I asked Jacob if he remembered when Cory was sick.  He said yes, and ticked off a list of memories:  when she thought the cats were spies, when she thought there were cameras hidden all over the house, the clown in the basement.

I shook my head to all.  He was right.  There was all of that, and more.

Curious, I asked him how he remembered Cory being when she was sick- scared, sad, mean?

He answered back in the same order, "I remember her scared and sad, sometimes mean.  Remember that one time at grandma and grandpa's when she pushed me down the stairs?"

"Yes.  You remember that?  I wasn't sure if you did; you were so little."

"I remember."  he repeats, and then says nothing, eyes to his lap.

"You know Cory didn't mean to hurt you or ever hurt your feelings."

"I know."

I asked them if it was scary to him when Cory was sick.

He said this, "yeah, like when she saw people at the top of the stairs that weren't there or talked about the clown, I knew it wasn't real, but it was still creepy to hear her talk about it, because she was really really scared.  It made me scared."

Yes, that I had known.  Heck, it made me scared, and I'd been an adult.

We didn't say anything for a minute or two, just rode along, both us lost in our memories of that particular nightmare.

Before I could ask him if he remembered when Cory thought she could fly, he broke in with this,
"I was sad for her, Mom.  But now that I'm older, and I understand it better, I'm even more sad for her."

I grabbed his hand and held it till the next stoplight.

After we'd returned home and wrapped our evening, I asked him one last question.  It was this:
"Jake, do you remember Cory before she got sick?"

He responded reluctantly, "Not really.  I remember stuff like going to Florida a little bit.  But mainly I remember when she started getting sick and after.  You know, it was kind of a big deal."

I went to bed with this on my heart, hating that mental illness could overshadow a little boy's memories of his big sister.  But at some point, in the dark, my chin came up because Cory was never her illness, and bits of her fought to get through those voices and delusions every moment of every day.  She was strong that way.

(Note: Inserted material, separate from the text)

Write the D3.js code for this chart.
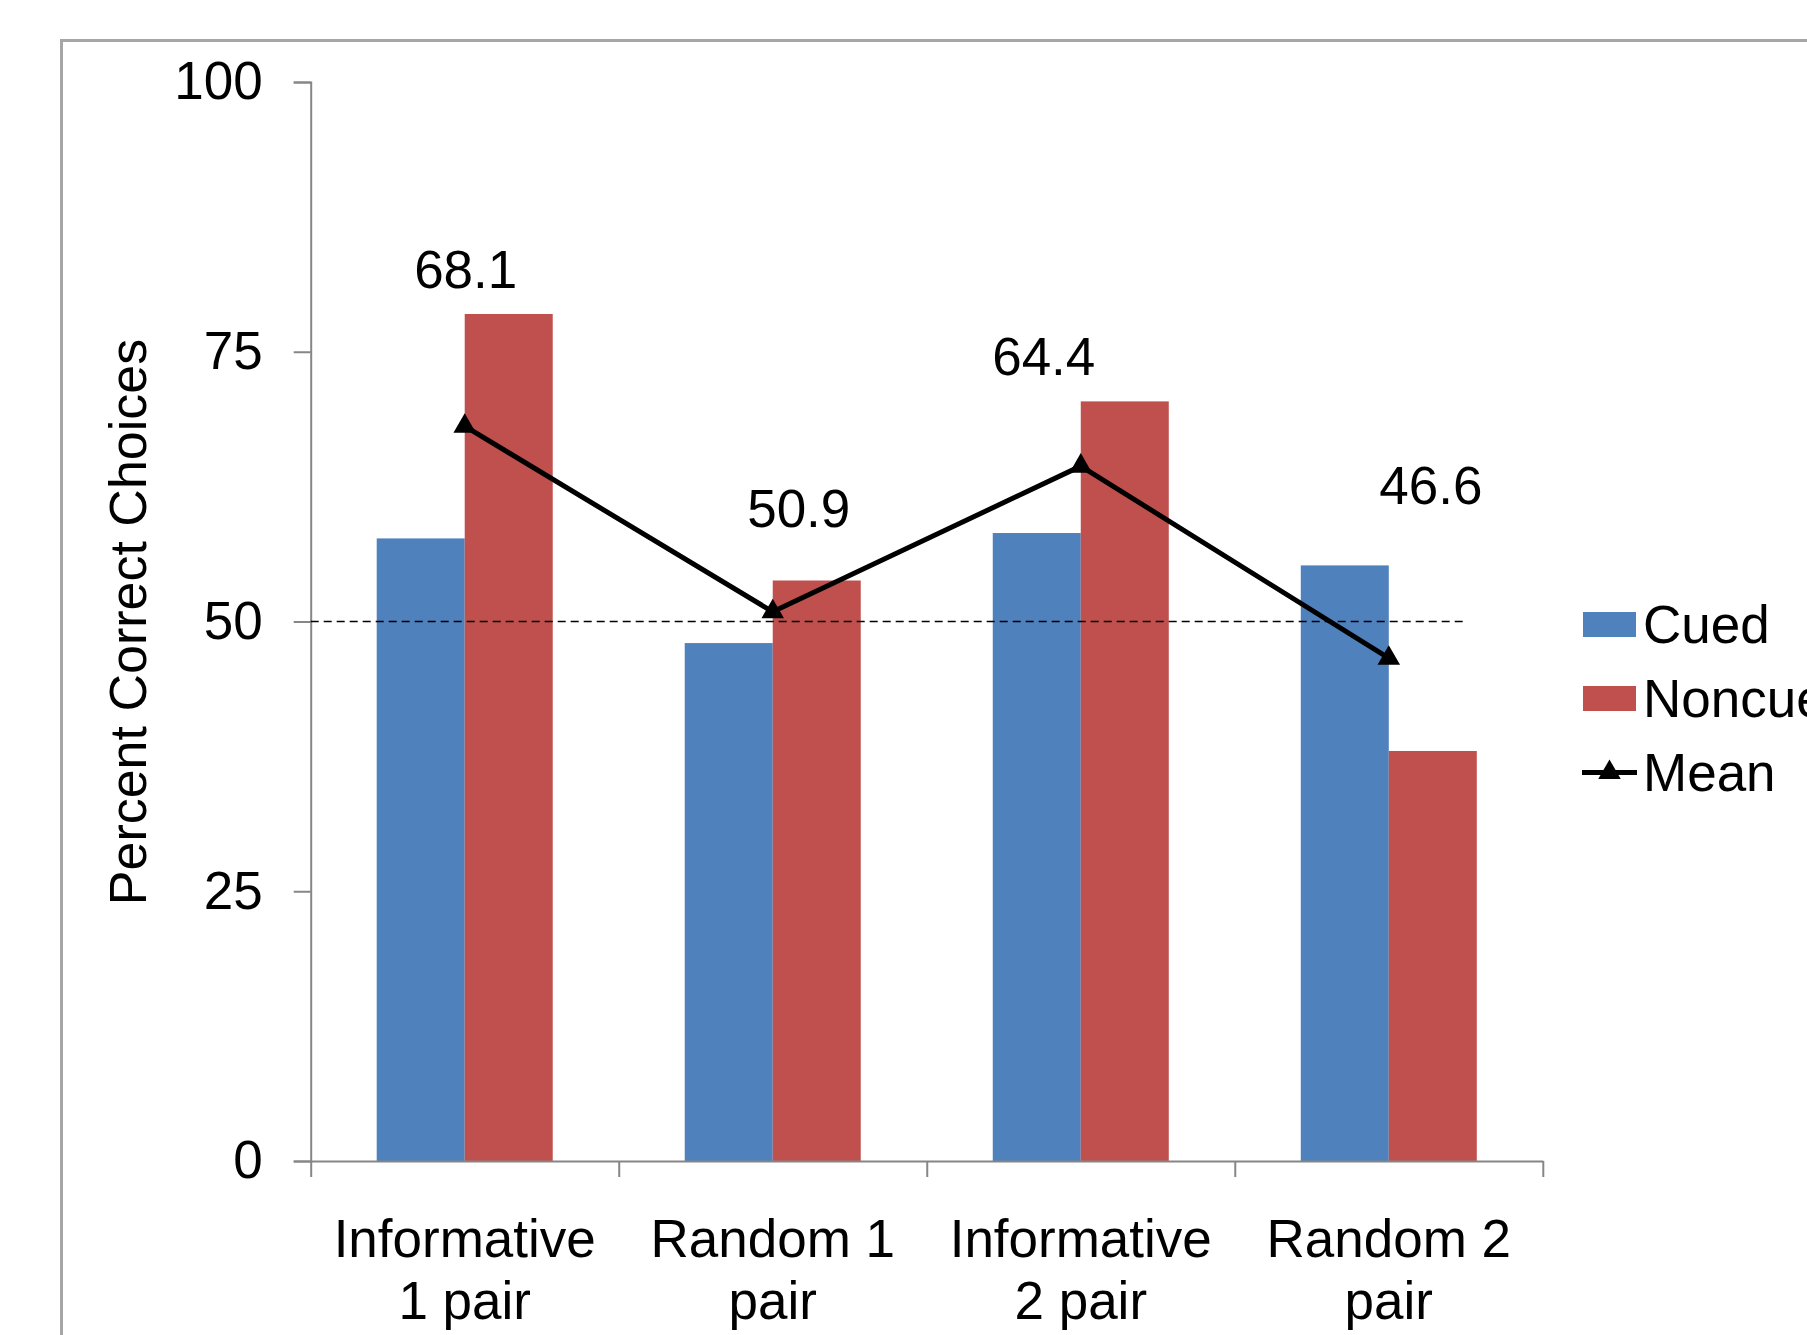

Just like the accident for me, certain memories have been assigned a certain weight and significance in Jake's mind.  Sooner or later, all the moments that weren't filled with trauma will float to the top.  It might just take a little while.

Sunday, November 9, 2014


By the time you realize you are estranged from someone, you've been that way for quite some time.


And just because it's interesting, sometimes, to hear about other people's dreams.  And, I'm keeping a dream journal, now, so I remember more of my own, here's last night:

A Three Part Act Called Panic, Terror, and Horror

Jacob, after being reprimanded for trying to ride his bicycle on the roof of the house (don't ask), got upset, and climbed a tree.  He got scared and couldn't get down.  As my mom showed up out of nowhere (as she so often does in my dreams), looked on, I reached up my arms to catch him as he let go.  He hit his head on the ground, and upon hearing the snap, I immediately knew he'd broken his neck.  C-4?!!  C-5?!! 
I looked down at his eyes closed.  He was unresponsive.

Tim and i were driving somewhere- out of town, I would assume, since I was napping in the passenger seat.  I sat up, a little sweaty and disoriented to see Tim sleeping and snoring, with both hands tucked behind his head, the wheel free.  We began to veer off the road.

And last but not least, this little gem:
Cory's body was exhumed and transferred to another cemetery without my permission.  I showed up there demanding to see her plot.  The guy in charge finally caught on to what I was saying through my screaming and tears, and responded easily, "Oh!  The folks from Bedford?  Yeah, we got 'em.  They were doing some major changes to their layout there and had to displace a lot of plots.  People are not happy."

I just looked at him.  "WHERE IS SHE?"

"Now, calm down, ma'am...she's not been reinterred yet.  We can't plant till Spring.  She'll be just fine in the deep freeze."

I lunged forward and began beating this man on the chest with my fists.